The word “equality” has become a mainstay of media headlines over the past several weeks as the issue of same-sex marriage has reached the Supreme Court.
Like most compelling human interest stories, the financial ramifications of the legislation have mostly managed to miss the cut on the editing board. Many same-sex couples will find that “equality” comes with a price, especially if there is also equality between a couple’s respective paychecks.
That price comes in the form of higher taxes.
Couples with relatively equal incomes who file their taxes jointly face the potential of what is commonly referred to as the marriage penalty. This happens because the total tax rate increases to a percentage level that the filers would have missed had they filed independently.
Many may consider this a trivial point in a much greater debate. However, United States v. Windsor, the Defense of Marriage Act case recently heard by the Supreme Court actually arose from a tax challenge. The case is one of the most paramount issues being considered by the justices.
Windsor and her partner married in 2007. While the marriage was recognized by her state, it was not recognized by the federal government. Her spouse then died and left her estate to Windsor. In her capacity as administrator of her spouse’s estate, Windsor was forced to pay $360,000 in federal estate taxes on the inheritance because she was not qualified for the marriage exemption under federal law.
Windsor would have owed no taxes if the government had recognized the union as a marriage as spouses are granted an exemption to the estate tax.
In addition to the estate tax exemption, same-sex couples are also currently excluded from other federal benefits given to heterosexual married couples such as Social Security and Medicare payments for spouses. All of that would change should the Supreme Court strike down the Defense of Marriage Act.

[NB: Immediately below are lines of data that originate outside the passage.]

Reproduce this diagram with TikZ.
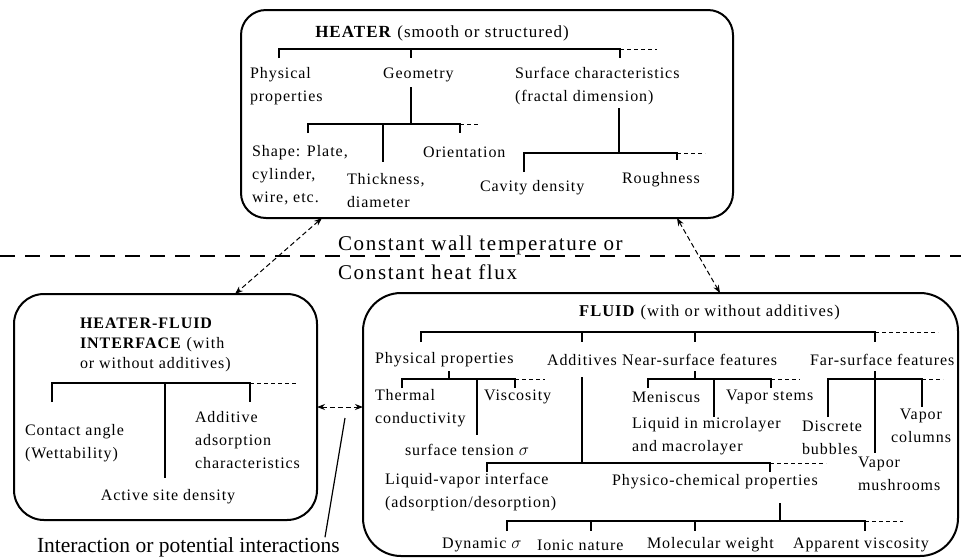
\documentclass[tikz,border=0pt]{standalone}
\usepackage{fontspec}
\setmainfont{Liberation Serif}[LetterSpace=6]
\newfontfamily\widefont{Liberation Serif}[LetterSpace=8]
\newfontfamily\plainfont{Liberation Serif}
\usetikzlibrary{arrows.meta,calc}
\begin{document}
\begin{tikzpicture}[x=1pt,y=-1pt,
  every node/.style={inner sep=0pt, outer sep=0pt},
  txt/.style={font=\fontsize{16}{23}\selectfont, align=left, anchor=west},
  ctxt/.style={font=\fontsize{16}{23}\selectfont, align=center},
  bigtxt/.style={font=\widefont\fontsize{21}{29}\selectfont, align=left, anchor=west},
  intertxt/.style={font=\plainfont\fontsize{21.5}{26}\selectfont, anchor=west},
  boxstyle/.style={draw, line width=2pt, rounded corners=#1},
  tree/.style={line width=1.1pt},
  treedash/.style={line width=0.9pt, dash pattern=on 4pt off 3pt},
  sep/.style={line width=2pt, dash pattern=on 15pt off 10pt},
  biarrow/.style={line width=1pt, dash pattern=on 5pt off 3pt,
    {Stealth[length=8pt,width=6pt]}-{Stealth[length=8pt,width=6pt]}},
]
\useasboundingbox (0,0) rectangle (961,558);

% boxes
\node[boxstyle=25pt, minimum width=492pt, minimum height=208pt] (heater) at (487,114) {};
\node[boxstyle=30pt, minimum width=303pt, minimum height=226pt] (iface) at (165.5,407) {};
\node[boxstyle=38pt, minimum width=595pt, minimum height=263pt] (fluid) at (660.5,424.5) {};

% separator
\coordinate (sepL) at (0,256);
\coordinate (sepR) at (961,256);
\draw[sep] (sepL) -- (sepR);

% arrows between boxes
\draw[biarrow] ([xshift=81pt]heater.south west) -- ([xshift=221pt]iface.north west);
\draw[biarrow] ([xshift=436pt]heater.south west) -- ([xshift=357pt]fluid.north west);
\draw[biarrow] (iface.east) -- (iface.east -| fluid.west);

% ---------- HEATER box texts ----------
\node[ctxt, font=\fontsize{17}{23}\selectfont] (htitle) at (442,33) {\textbf{HEATER} (smooth or structured)};
\node[txt] (hphys) at (250,86.5) {Physical\\properties};
\node[txt] (hgeo) at (383,75) {Geometry};
\node[txt] (hsurf) at (515,86.5) {Surface characteristics\\(fractal dimension)};
\node[txt] (hshape) at (252,175) {Shape: Plate,\\cylinder,\\wire, etc.};
\node[txt] (hthick) at (347,191) {Thickness,\\diameter};
\node[txt] (horient) at (423,152) {Orientation};
\node[txt] (hcav) at (480,188) {Cavity density};
\node[txt] (hrough) at (622,180) {Roughness};

% HEATER tree
\draw[tree] (279,58) -- (279,49) -- (620,49) -- (620,58);
\draw[tree] (411,49) -- (411,58);
\draw[treedash] (620,49) -- (657,49);
\draw[tree] (411,87) -- (411,124);
\draw[tree] (308,133) -- (308,124) -- (460,124) -- (460,133);
\draw[tree] (383,124) -- (383,162);
\draw[treedash] (460,124) -- (478,124);
\draw[tree] (619,108) -- (619,153);
\draw[tree] (524,172) -- (524,153) -- (677,153) -- (677,160);
\draw[treedash] (677,153) -- (705,153);

% boundary condition text
\node[bigtxt] (bc) at (338,257.5) {Constant wall temperature or\\Constant heat flux};

% ---------- INTERFACE box ----------
\node[txt, font=\fontsize{16}{20}\selectfont] (ititle) at (80,345) {\textbf{HEATER-FLUID}\\\textbf{INTERFACE} (with\\or without additives)};
\node[txt] (icont) at (25,443) {Contact angle\\(Wettability)};
\node[txt] (iadd) at (195,440) {Additive\\adsorption\\characteristics};
\node[ctxt] (iact) at (168,497) {Active site density};
\draw[tree] (52,402) -- (52,383) -- (250,383) -- (250,402);
\draw[tree] (165,383) -- (165,478);
\draw[treedash] (250,383) -- (297,383);

\node[intertxt] (inter) at (37,547) {Interaction or potential interactions};
\coordinate (ptr) at (345,418);
\draw[line width=1.2pt] (ptr) -- ([xshift=288pt]inter.north west);

% ---------- FLUID box ----------
\node[ctxt, font=\fontsize{16.5}{23}\selectfont] (ftitle) at (709.5,313) {\textbf{FLUID} (with or without additives)};
\node[txt] (fphys) at (375,360) {Physical properties};
\node[txt] (fadd) at (547,360) {Additives};
\node[txt] (fnear) at (622,360) {Near-surface features};
\node[txt] (ffar) at (810,360) {Far-surface features};
\node[txt] (ftherm) at (375,408.5) {Thermal\\conductivity};
\node[txt] (fvisc) at (484,397) {Viscosity};
\node[txt] (fst) at (405,450) {surface tension $\sigma$};
\node[txt] (fmen) at (632,397) {Meniscus};
\node[txt] (fstem) at (726,397) {Vapor stems};
\node[txt] (fliq) at (632,436.5) {Liquid in microlayer\\and macrolayer};
\node[txt] (fdisc) at (802,437.5) {Discrete\\bubbles};
\node[ctxt] (fcol) at (921,425.5) {Vapor\\columns};
\node[txt] (fmush) at (858,473.5) {Vapor\\mushrooms};
\node[txt] (flv) at (385,492.5) {Liquid-vapor interface\\(adsorption/desorption)};
\node[txt] (fpc) at (612,482) {Physico-chemical properties};
\node[txt] (fdyn) at (442,545) {Dynamic $\sigma$};
\node[txt] (fion) at (537,545) {Ionic nature};
\node[txt] (fmol) at (647,545) {Molecular weight};
\node[txt] (fapp) at (793,545) {Apparent viscosity};

% FLUID tree
\draw[tree] (421,342) -- (421,332) -- (875,332) -- (875,342);
\draw[tree] (582,332) -- (582,342);
\draw[tree] (695,332) -- (695,342);
\draw[treedash] (875,332) -- (938,332);
% physical properties
\draw[tree] (449,371) -- (449,379);
\draw[tree] (402,388) -- (402,379) -- (515,379) -- (515,388);
\draw[tree] (477,379) -- (477,435);
\draw[treedash] (515,379) -- (545,379);
% additives
\draw[tree] (582,377) -- (582,463);
\draw[tree] (487,472) -- (487,463) -- (770,463) -- (770,472);
\draw[treedash] (770,463) -- (826,463);
\draw[tree] (780,503) -- (780,521);
\draw[tree] (507,531) -- (507,521) -- (865,521) -- (865,531);
\draw[tree] (591,521) -- (591,531);
\draw[tree] (695,521) -- (695,531);
\draw[treedash] (865,521) -- (903,521);
% near-surface
\draw[tree] (695,371) -- (695,379);
\draw[tree] (648,388) -- (648,379) -- (771,379) -- (771,388);
\draw[tree] (714,379) -- (714,417);
\draw[treedash] (771,379) -- (800,379);
% far-surface
\draw[tree] (875,371) -- (875,453);
\draw[tree] (828,417) -- (828,379) -- (922,379) -- (922,407);
\draw[treedash] (922,379) -- (943,379);
\end{tikzpicture}
\end{document}
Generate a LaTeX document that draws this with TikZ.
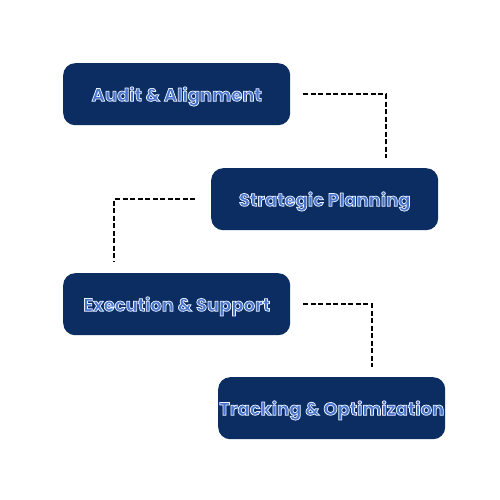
\documentclass[tikz,border=0pt]{standalone}
\usepackage{fontspec}
\setmainfont{Poppins}
\definecolor{navy}{HTML}{0B2D62}
\definecolor{txtblue}{HTML}{4673CC}
\newcommand{\outlined}[1]{\special{pdf:literal direct 2 Tr 0.75 w 0.92 0.94 1 RG}#1\special{pdf:literal direct 0 Tr}}
\tikzset{
  stepbox/.style={fill=navy, rounded corners=12pt, minimum width=227pt, minimum height=62pt, inner sep=0pt,
    text=txtblue, font=\bfseries\fontsize{18}{20}\selectfont, anchor=north west, text depth=0pt, text height=14pt},
  link/.style={draw=black, dash pattern=on 5pt off 2.5pt, line width=1.5pt}
}
\begin{document}
\begin{tikzpicture}[x=1pt,y=-1pt]
\useasboundingbox[fill=white] (0,0) rectangle (500,500);
\node[stepbox] (a) at (63,63) {\outlined{Audit \& Alignment}};
\node[stepbox] (b) at (211,168) {\outlined{Strategic Planning}};
\node[stepbox] (c) at (63,273) {\outlined{Execution \& Support}};
\node[stepbox] (d) at (218,377) {\outlined{Tracking \& Optimization}};
\coordinate (a1) at ([xshift=13pt]a.east);
\coordinate (b1) at ([xshift=-16pt]b.west);
\coordinate (c1) at ([xshift=13pt]c.east);
\coordinate (b0) at ([yshift=10pt]b.north -| 386,0);
\coordinate (c0) at ([yshift=11pt]c.north -| 114,0);
\coordinate (d0) at ([yshift=10pt]d.north -| 372,0);
\draw[link] (a1) -| (b0);
\draw[link] (b1) -| (c0);
\draw[link] (c1) -| (d0);
\end{tikzpicture}
\end{document}
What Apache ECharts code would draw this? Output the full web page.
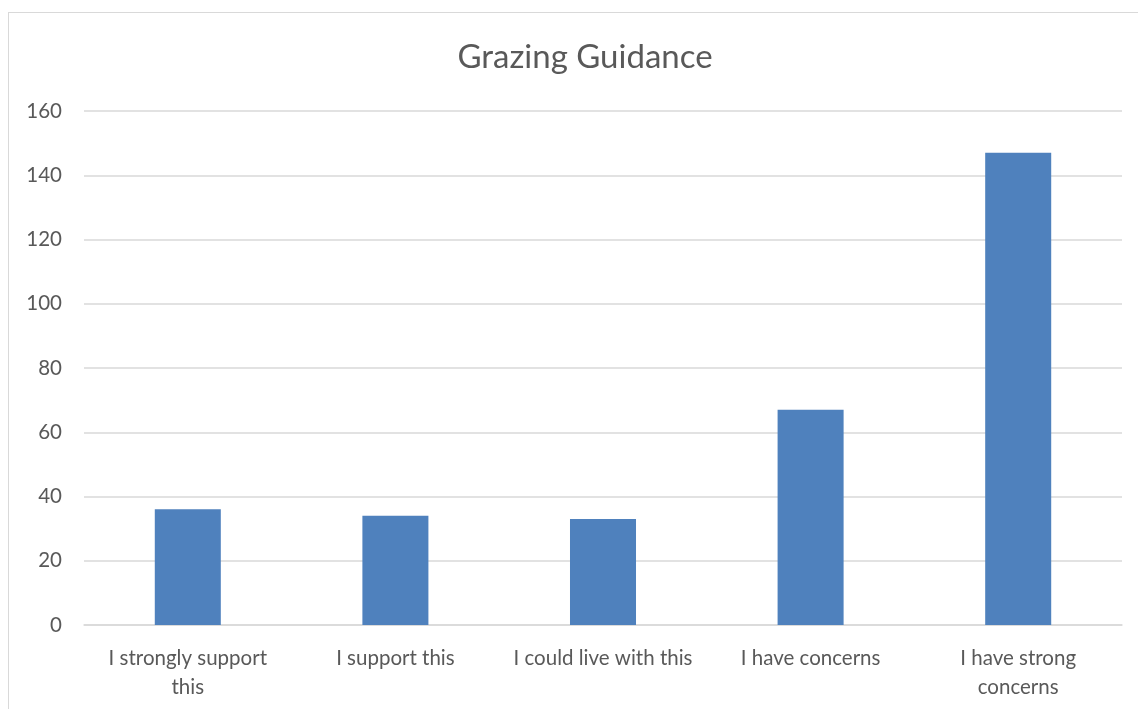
<!DOCTYPE html>
<html>
<head>
<meta charset="utf-8">
<script src="https://cdn.jsdelivr.net/npm/echarts@6/dist/echarts.min.js"></script>
<style>
  html, body { margin: 0; padding: 0; background: #fff; }
  #frame { position: absolute; left: 8px; top: 12px; width: 1200px; height: 800px; border: 1px solid #d9d9d9; box-sizing: border-box; }
  #chart { position: absolute; left: 0; top: 0; width: 1138px; height: 709px; }
</style>
</head>
<body>
<div id="frame"></div>
<div id="chart"></div>
<script>
// categories and counts
var categories = ['I strongly support\nthis', 'I support this', 'I could live with this', 'I have concerns', 'I have strong\nconcerns']
var counts = [36, 34, 33, 67, 147]
var yTicks = { min: 0, max: 160, interval: 20 }

var myChart = echarts.init(document.getElementById('chart'))
var option = {
    title: {
        text: 'Grazing Guidance',
        left: 580,
        top: 36,
        textAlign: 'center',
        textStyle: { fontFamily: 'Lato', fontSize: 33, fontWeight: 'normal', color: '#595959' }
    },
    grid: { left: 84, right: 16, top: 111, bottom: 84 },
    xAxis: {
        type: 'category',
        data: categories,
        axisLine: { lineStyle: { color: '#d9d9d9', width: 1.5 } },
        axisTick: { show: false },
        axisLabel: {
            interval: 0,
            margin: 19,
            lineHeight: 29,
            fontFamily: 'Lato',
            fontSize: 20.5,
            color: '#595959'
        }
    },
    yAxis: {
        type: 'value',
        min: yTicks.min,
        max: yTicks.max,
        interval: yTicks.interval,
        axisLine: { show: false },
        axisTick: { show: false },
        splitLine: { lineStyle: { color: '#d9d9d9', width: 1.5 } },
        axisLabel: {
            margin: 22,
            fontFamily: 'Lato',
            fontSize: 20.5,
            color: '#595959'
        }
    },
    series: [
        {
            type: 'bar',
            data: counts,
            barWidth: '31.8%',
            itemStyle: { color: '#4f81bd' },
            silent: true
        }
    ]
}
myChart.setOption(option)
</script>
</body>
</html>
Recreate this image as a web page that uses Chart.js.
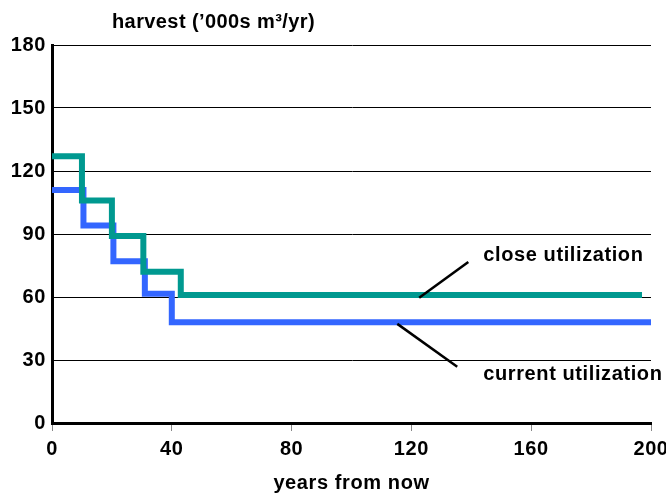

Higher income taxes could be a small price to pay in the minds of same-sex marriage advocates, but it emphasizes the complicated nature of government policy changes to marriage laws.
Current estimates suggest that an influx of same-sex joint filers would not necessarily be a big win for the IRS. Reports from the Congressional Budget Office suggest that same-sex marriage filings would likely be revenue neutral or raise insignificant revenue if the IRS began recognizing them.
Other reports suggested it actually represented a revenue loss for the Treasury long term. That’s because while the would be government would be potentially collecting more from joint filers, they would also be forced to provide same-sex couples new benefits.